-- Directions for this task --
Check the listing below for lines that hold "Reproduce". How many are there? Please give only the number.

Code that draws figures
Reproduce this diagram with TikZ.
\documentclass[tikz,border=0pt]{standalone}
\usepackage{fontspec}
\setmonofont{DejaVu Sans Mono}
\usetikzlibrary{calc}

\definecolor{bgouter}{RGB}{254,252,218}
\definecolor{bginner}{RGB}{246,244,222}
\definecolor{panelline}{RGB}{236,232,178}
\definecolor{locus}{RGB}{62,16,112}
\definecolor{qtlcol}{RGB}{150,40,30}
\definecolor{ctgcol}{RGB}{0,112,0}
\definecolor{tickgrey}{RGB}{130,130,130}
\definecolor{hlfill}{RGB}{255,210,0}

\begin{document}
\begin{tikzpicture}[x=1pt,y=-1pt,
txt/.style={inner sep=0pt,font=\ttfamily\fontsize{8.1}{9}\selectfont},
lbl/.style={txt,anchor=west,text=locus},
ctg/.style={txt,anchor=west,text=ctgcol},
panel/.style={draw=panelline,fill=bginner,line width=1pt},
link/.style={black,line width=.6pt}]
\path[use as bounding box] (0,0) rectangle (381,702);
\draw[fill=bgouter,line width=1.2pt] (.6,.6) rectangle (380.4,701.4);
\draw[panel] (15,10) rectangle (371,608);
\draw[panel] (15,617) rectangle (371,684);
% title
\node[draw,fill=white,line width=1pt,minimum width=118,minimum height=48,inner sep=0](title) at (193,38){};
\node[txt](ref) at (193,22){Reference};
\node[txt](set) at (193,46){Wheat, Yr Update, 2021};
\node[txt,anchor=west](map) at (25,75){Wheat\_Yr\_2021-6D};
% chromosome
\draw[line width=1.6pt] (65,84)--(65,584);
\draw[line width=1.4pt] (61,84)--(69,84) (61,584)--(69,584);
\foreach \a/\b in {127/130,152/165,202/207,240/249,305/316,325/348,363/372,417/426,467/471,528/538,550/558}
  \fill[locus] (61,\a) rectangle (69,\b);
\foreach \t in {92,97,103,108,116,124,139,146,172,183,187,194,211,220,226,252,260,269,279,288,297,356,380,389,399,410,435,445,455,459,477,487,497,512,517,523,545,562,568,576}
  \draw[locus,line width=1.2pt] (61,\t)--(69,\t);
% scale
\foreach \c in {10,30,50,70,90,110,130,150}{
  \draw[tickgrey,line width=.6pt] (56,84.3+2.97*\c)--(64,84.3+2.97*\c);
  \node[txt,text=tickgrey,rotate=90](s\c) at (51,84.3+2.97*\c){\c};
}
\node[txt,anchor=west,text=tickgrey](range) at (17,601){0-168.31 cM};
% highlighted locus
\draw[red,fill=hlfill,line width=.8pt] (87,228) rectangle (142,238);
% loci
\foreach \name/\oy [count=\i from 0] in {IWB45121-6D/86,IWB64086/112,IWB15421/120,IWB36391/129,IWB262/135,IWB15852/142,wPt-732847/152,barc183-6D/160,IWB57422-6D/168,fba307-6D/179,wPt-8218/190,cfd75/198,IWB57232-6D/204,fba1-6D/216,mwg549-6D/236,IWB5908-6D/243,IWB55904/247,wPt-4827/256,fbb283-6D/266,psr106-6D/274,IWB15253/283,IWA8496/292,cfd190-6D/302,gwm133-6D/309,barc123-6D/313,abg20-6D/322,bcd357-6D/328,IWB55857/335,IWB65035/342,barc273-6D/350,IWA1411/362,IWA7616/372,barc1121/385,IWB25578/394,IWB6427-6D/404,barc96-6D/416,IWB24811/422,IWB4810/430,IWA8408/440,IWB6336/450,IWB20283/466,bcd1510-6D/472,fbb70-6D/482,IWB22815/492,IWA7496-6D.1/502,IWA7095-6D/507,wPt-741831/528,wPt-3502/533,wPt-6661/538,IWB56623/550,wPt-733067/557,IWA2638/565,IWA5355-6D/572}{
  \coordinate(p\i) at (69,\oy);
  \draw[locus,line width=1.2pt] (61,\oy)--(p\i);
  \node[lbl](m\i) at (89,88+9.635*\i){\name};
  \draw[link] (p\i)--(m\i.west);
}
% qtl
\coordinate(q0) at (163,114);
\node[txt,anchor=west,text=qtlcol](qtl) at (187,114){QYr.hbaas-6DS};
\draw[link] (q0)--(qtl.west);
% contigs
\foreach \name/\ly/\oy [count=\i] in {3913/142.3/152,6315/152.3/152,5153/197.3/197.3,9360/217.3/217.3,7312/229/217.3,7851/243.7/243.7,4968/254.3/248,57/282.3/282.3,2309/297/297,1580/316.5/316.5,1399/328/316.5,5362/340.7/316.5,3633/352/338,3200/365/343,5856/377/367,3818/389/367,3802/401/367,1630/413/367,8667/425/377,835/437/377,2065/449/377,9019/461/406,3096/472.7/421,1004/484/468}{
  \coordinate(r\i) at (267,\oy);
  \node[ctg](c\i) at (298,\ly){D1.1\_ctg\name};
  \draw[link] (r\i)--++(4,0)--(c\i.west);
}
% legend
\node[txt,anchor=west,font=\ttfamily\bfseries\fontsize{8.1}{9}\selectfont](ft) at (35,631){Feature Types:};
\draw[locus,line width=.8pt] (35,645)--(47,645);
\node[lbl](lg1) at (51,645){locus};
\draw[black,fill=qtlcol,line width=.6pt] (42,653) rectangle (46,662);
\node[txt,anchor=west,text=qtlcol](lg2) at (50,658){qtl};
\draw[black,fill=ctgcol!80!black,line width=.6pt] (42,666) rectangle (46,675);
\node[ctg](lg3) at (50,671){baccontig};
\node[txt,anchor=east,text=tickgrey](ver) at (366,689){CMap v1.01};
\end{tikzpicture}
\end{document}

--

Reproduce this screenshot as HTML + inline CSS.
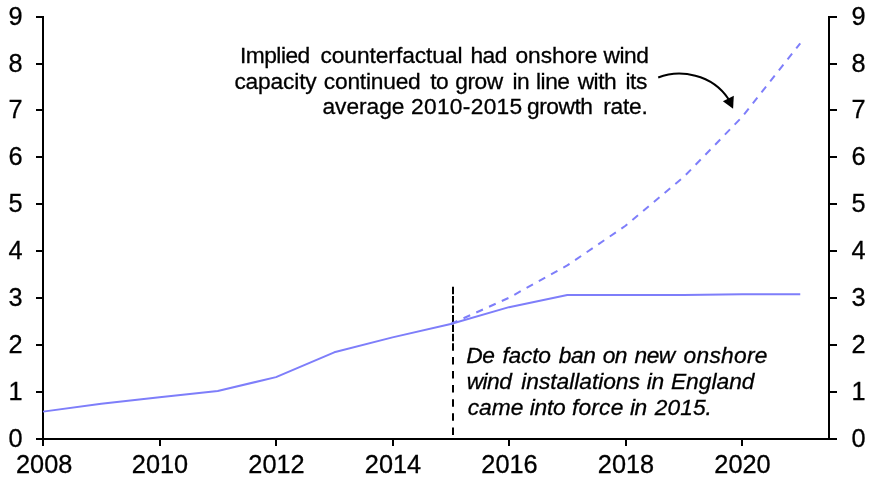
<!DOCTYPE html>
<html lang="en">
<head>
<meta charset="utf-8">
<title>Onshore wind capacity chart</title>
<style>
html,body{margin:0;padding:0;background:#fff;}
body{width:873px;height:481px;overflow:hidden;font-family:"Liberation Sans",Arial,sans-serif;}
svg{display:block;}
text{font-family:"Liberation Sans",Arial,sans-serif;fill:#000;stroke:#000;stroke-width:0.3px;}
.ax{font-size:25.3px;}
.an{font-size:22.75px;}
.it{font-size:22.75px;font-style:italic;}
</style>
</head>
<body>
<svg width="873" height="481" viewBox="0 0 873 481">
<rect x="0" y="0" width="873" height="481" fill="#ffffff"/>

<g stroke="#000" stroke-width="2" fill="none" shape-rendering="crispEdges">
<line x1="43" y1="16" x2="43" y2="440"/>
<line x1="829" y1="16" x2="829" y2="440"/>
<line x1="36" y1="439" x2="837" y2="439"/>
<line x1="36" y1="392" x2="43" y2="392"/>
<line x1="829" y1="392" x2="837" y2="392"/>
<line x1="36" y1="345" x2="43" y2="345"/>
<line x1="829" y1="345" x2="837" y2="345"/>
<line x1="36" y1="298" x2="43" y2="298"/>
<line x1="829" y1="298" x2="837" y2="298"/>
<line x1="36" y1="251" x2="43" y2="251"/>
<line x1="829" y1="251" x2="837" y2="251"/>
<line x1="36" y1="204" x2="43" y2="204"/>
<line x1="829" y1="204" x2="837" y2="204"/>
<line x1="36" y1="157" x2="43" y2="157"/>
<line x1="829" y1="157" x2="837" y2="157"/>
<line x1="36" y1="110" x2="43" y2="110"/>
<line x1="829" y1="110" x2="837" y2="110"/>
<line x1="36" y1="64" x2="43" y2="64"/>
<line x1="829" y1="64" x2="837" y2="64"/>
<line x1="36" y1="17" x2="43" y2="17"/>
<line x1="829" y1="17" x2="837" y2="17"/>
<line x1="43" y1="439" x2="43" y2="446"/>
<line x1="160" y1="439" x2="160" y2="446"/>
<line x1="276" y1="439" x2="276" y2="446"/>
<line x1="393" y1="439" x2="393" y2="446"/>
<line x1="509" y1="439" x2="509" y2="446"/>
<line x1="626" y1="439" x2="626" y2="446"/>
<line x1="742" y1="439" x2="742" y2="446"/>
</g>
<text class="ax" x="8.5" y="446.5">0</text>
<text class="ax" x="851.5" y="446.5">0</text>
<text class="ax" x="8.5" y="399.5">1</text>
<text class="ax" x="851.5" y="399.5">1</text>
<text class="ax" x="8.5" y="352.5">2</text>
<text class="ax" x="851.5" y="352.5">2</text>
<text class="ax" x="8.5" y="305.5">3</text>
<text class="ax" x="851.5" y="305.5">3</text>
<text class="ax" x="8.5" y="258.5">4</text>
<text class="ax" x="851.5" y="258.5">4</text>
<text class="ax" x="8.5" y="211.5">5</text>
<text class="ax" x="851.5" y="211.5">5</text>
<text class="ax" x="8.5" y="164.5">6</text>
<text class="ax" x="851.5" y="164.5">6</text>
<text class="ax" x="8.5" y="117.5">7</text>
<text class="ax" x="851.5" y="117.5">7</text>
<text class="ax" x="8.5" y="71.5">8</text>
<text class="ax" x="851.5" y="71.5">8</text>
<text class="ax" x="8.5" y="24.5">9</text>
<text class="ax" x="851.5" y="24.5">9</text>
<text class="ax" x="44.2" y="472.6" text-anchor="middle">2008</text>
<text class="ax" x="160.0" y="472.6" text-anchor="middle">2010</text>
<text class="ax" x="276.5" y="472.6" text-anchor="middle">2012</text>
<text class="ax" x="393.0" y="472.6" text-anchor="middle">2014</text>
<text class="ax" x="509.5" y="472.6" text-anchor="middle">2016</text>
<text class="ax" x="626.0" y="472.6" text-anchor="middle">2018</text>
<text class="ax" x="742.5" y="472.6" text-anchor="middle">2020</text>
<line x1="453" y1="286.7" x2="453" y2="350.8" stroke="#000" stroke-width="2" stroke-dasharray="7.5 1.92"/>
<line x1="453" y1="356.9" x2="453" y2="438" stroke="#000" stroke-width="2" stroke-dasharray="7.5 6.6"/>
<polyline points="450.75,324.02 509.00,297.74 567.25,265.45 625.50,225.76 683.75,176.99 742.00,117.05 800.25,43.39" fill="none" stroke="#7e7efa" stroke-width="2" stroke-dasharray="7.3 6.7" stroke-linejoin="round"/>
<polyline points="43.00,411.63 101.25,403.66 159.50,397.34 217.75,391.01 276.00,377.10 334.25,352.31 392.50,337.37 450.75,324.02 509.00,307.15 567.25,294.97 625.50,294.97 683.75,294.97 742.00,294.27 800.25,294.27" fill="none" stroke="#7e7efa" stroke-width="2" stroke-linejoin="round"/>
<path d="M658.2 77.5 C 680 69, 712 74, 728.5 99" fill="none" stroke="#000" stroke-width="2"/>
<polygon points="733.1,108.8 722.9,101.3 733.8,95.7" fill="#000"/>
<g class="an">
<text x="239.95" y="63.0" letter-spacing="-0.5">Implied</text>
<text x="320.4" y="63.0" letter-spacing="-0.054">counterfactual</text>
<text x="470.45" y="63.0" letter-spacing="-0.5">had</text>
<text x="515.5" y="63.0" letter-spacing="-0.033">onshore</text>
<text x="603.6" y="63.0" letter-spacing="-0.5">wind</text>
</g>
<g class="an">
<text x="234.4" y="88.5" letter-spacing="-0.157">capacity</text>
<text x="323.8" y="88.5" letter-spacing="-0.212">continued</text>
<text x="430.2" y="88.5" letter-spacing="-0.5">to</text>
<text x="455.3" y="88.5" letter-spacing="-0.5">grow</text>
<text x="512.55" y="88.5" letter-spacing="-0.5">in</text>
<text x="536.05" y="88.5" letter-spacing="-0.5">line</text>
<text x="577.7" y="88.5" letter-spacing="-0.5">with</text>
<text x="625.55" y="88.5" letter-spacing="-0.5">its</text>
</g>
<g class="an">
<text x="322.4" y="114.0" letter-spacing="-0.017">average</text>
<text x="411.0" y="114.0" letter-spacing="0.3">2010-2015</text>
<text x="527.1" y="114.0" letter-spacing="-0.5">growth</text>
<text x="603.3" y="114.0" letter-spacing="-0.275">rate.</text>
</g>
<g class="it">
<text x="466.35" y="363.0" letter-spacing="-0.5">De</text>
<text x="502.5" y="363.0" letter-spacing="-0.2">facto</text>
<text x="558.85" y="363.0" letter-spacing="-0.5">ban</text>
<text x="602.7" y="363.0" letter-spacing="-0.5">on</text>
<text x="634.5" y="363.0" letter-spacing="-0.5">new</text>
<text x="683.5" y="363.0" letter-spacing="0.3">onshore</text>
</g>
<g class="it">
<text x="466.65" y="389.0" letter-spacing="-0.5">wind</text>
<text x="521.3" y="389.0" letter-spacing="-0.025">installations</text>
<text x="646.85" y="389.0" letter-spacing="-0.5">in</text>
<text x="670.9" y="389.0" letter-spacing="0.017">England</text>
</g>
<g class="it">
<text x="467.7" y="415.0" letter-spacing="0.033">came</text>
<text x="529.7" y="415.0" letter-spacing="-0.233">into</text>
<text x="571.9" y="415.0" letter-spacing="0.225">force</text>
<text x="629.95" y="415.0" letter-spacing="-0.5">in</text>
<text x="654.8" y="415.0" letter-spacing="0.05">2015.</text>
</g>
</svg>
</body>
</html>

---

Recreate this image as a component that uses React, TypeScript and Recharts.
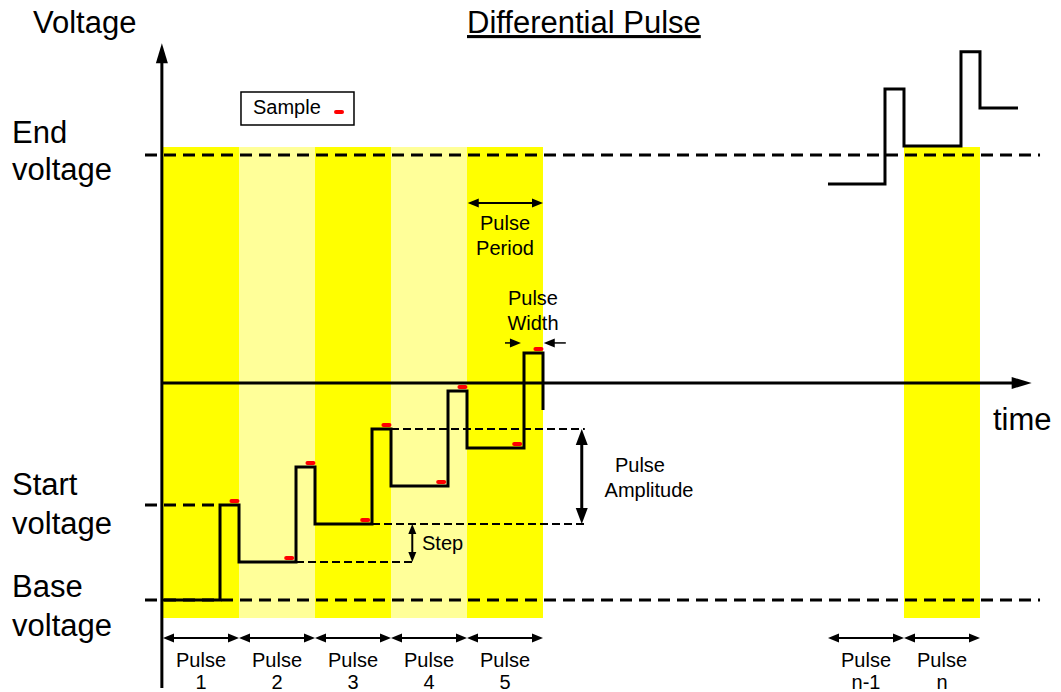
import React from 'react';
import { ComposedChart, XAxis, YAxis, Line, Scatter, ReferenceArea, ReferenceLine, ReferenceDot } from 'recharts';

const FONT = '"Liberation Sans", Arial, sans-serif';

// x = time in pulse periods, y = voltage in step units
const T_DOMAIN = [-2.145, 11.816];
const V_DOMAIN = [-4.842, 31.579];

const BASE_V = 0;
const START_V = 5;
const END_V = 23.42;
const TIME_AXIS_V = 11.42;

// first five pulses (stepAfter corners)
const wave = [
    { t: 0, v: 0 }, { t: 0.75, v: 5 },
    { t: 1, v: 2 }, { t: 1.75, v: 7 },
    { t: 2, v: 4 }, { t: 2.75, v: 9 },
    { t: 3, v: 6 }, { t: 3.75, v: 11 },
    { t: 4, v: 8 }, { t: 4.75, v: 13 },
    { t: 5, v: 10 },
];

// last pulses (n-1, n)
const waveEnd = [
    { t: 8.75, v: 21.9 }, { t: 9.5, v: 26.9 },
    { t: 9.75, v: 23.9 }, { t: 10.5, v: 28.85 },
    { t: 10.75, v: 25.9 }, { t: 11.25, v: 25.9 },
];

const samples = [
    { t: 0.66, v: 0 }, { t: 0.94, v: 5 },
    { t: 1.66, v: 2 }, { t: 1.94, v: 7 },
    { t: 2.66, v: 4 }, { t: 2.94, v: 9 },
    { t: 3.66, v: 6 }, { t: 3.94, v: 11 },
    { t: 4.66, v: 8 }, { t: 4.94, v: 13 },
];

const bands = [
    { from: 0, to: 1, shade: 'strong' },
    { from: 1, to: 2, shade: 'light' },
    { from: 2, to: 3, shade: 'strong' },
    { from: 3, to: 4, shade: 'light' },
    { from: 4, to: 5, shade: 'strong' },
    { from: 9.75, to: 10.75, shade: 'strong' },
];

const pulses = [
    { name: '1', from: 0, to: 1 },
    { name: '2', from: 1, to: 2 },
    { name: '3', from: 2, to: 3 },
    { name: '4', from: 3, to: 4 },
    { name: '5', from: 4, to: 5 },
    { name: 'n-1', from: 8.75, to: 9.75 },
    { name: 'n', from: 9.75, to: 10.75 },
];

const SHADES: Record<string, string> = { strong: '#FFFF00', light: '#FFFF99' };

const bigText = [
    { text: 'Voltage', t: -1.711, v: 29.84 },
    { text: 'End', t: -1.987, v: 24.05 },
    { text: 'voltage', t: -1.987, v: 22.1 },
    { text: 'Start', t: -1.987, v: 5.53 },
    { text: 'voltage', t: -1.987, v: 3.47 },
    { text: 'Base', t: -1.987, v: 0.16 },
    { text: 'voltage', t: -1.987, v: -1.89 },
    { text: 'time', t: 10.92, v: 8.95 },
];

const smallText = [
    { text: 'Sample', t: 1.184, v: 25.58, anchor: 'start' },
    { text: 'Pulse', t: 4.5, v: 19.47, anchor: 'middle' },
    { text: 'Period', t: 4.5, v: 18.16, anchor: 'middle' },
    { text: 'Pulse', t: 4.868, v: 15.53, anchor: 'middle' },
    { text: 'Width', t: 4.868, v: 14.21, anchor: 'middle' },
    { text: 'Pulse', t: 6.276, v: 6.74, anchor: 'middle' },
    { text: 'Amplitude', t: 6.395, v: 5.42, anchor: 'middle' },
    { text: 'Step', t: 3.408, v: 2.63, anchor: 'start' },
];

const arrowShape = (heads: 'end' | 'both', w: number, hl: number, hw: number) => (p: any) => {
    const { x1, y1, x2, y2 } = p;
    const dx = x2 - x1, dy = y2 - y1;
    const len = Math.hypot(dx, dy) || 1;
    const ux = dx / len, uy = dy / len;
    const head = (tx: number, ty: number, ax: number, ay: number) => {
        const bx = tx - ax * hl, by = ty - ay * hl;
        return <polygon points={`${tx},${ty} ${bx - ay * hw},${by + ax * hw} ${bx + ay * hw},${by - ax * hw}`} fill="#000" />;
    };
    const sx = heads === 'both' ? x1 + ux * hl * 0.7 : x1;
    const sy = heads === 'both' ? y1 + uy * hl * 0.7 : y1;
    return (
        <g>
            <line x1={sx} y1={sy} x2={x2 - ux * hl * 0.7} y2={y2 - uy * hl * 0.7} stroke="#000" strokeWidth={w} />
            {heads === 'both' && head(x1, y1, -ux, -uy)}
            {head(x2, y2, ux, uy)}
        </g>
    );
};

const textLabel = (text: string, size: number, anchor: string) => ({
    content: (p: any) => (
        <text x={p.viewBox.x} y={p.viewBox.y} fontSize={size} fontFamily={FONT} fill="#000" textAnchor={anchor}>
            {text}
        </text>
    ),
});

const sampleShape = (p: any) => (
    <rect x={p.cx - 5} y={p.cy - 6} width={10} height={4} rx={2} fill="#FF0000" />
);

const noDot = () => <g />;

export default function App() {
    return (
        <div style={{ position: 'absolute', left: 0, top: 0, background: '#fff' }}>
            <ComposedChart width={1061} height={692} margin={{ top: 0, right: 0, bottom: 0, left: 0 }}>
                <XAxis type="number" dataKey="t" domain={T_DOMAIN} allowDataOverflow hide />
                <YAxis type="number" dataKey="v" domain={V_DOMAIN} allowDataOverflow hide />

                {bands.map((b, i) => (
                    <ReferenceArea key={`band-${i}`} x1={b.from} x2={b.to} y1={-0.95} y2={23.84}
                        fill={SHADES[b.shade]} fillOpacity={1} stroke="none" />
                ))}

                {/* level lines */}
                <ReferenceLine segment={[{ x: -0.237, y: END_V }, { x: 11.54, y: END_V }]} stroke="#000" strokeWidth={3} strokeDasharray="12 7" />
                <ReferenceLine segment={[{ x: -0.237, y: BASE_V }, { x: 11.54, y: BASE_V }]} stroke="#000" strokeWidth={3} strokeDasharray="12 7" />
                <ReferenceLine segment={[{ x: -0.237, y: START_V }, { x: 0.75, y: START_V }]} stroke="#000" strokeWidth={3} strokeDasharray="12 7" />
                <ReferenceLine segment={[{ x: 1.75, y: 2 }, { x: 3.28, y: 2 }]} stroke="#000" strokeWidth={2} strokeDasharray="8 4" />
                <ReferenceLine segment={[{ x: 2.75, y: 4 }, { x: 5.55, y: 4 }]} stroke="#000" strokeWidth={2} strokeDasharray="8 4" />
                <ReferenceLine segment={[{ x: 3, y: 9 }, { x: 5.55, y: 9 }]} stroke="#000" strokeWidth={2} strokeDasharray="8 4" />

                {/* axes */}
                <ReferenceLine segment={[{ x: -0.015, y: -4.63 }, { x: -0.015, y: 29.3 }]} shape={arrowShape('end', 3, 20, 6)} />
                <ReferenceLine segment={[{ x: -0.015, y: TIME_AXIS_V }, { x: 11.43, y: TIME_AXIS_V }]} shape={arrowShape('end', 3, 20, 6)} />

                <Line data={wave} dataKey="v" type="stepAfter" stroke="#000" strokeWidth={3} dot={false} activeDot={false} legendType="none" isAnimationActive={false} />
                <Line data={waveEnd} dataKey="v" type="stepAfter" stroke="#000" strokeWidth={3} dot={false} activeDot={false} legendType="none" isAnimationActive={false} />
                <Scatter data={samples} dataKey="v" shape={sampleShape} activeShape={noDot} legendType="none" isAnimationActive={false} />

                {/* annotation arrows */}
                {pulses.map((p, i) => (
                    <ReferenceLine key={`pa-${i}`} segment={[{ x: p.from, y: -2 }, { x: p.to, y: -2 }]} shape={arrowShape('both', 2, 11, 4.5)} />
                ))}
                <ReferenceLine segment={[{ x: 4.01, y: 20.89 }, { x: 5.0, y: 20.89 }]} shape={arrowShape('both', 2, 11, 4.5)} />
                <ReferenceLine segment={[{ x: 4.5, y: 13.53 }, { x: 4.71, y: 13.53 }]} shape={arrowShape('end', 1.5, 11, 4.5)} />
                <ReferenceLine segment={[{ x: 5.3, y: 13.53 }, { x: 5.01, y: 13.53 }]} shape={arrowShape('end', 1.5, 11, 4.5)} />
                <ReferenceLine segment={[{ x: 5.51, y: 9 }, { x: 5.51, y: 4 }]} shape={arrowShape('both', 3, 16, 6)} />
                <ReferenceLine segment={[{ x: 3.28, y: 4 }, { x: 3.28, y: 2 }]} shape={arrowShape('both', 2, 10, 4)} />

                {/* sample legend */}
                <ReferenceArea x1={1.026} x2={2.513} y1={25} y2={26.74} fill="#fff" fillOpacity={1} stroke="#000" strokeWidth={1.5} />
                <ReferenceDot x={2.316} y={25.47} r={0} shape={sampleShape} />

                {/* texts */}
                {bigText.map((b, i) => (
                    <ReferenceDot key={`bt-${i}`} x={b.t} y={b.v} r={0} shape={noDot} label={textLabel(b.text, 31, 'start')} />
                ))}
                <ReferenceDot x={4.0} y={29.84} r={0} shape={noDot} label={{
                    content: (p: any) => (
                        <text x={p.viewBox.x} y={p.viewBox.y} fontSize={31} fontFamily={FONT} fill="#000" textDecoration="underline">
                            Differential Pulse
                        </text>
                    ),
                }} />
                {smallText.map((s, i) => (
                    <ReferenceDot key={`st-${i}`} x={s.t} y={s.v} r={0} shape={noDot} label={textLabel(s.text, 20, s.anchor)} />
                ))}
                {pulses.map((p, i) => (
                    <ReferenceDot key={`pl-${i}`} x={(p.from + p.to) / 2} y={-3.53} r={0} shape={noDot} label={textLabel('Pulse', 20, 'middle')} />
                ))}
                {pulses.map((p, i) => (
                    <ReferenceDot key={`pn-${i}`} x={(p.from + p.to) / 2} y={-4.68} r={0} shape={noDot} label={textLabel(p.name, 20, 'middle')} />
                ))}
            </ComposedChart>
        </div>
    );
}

-- Answer to the exercise --
2